Valentine’s day

Valentine’s Day originated from the 18th Century, when Saint Valentine began this tradition by sending a letter to his lover Asterius using ‘Your Valentine’ as a farewell. This symbol of affection evolved in England and across the world into an occasion in which lovers would express their love for one another. Now an annual tradition, handwritten valentines that have been used since the 19th Century have given way to mass produced greeting cards.

This now-commercial day creates a nervous anxiety, excitement and speculation which breaks out in schools across the world;  causing students – particularly girls, who are already at a vulnerable stage in their lives to feel as if their sense of self-confidence about their own attractiveness is reliant on getting a card or not. And it isn’t surprising that many teenagers get these apprehensive feelings, as it is part of human nature to need the recognition and reassurance that only a cheesy Valentine’s card can bring. And it isn’t just our generation who has felt this way. Our grandmothers and great-grandmothers once waited nervously for boys to offer an enticing hand onto the dance floor.

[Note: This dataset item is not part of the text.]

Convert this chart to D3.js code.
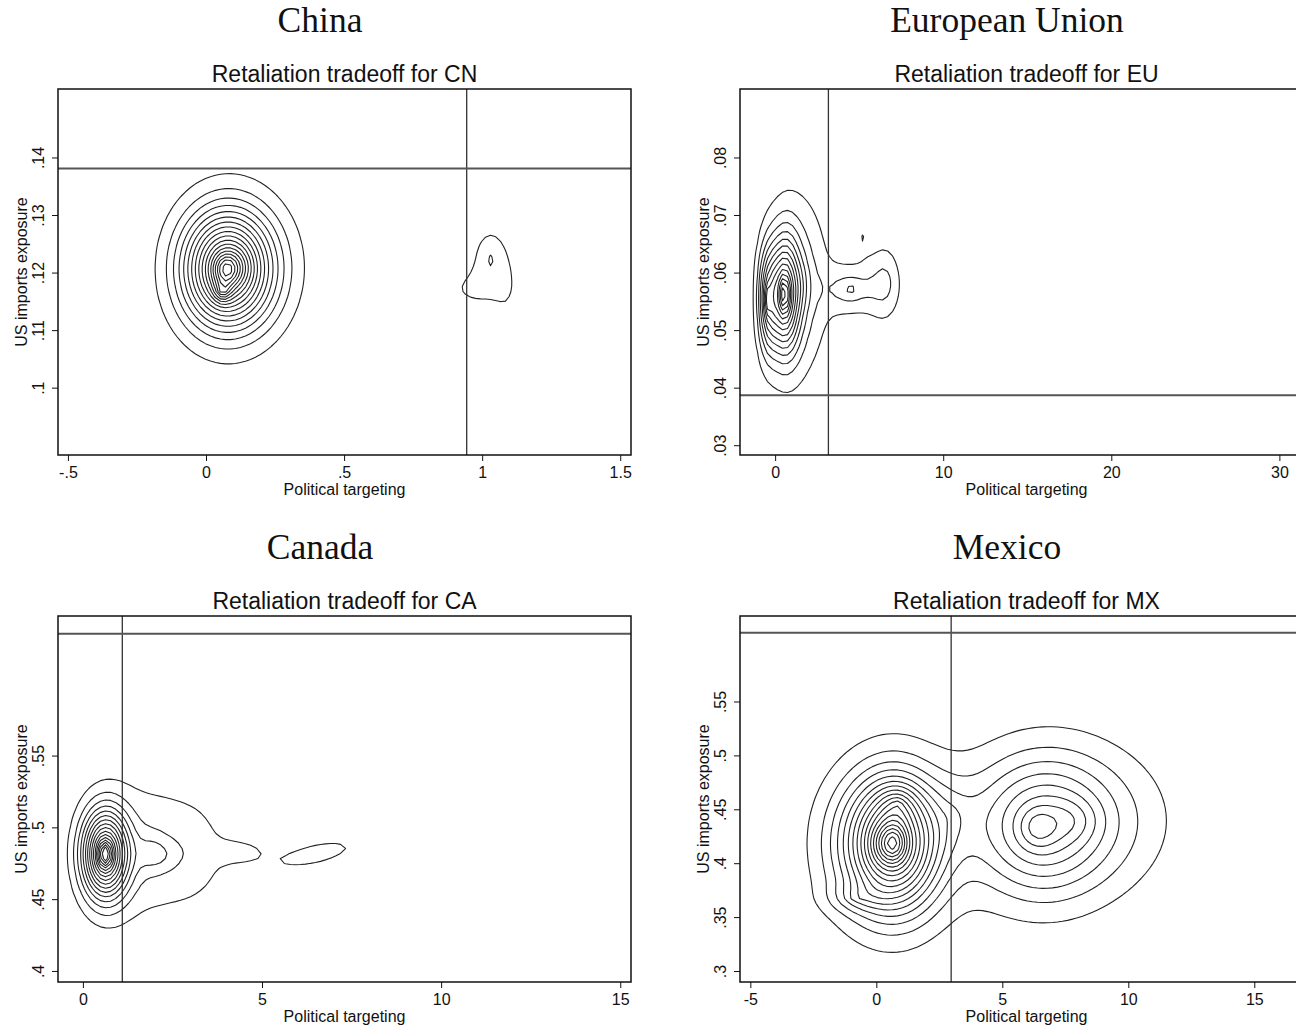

But we must remember that things have changed hugely since our grandmothers’ generation; once a girl’s whole future and economic stability was dependent on attracting a husband and now in modern society that is no longer the case. Do we really need to get so anxious about this day and what it stands for? Maybe we should tone down the antics this Valentine’s Day as girls these days can be confident in their own attractiveness whether or not they get an envelope on the 14 February. Take after the Beyonce, whose recent, popular song contained this message for girls everywhere – ‘You wake up, Flawless!’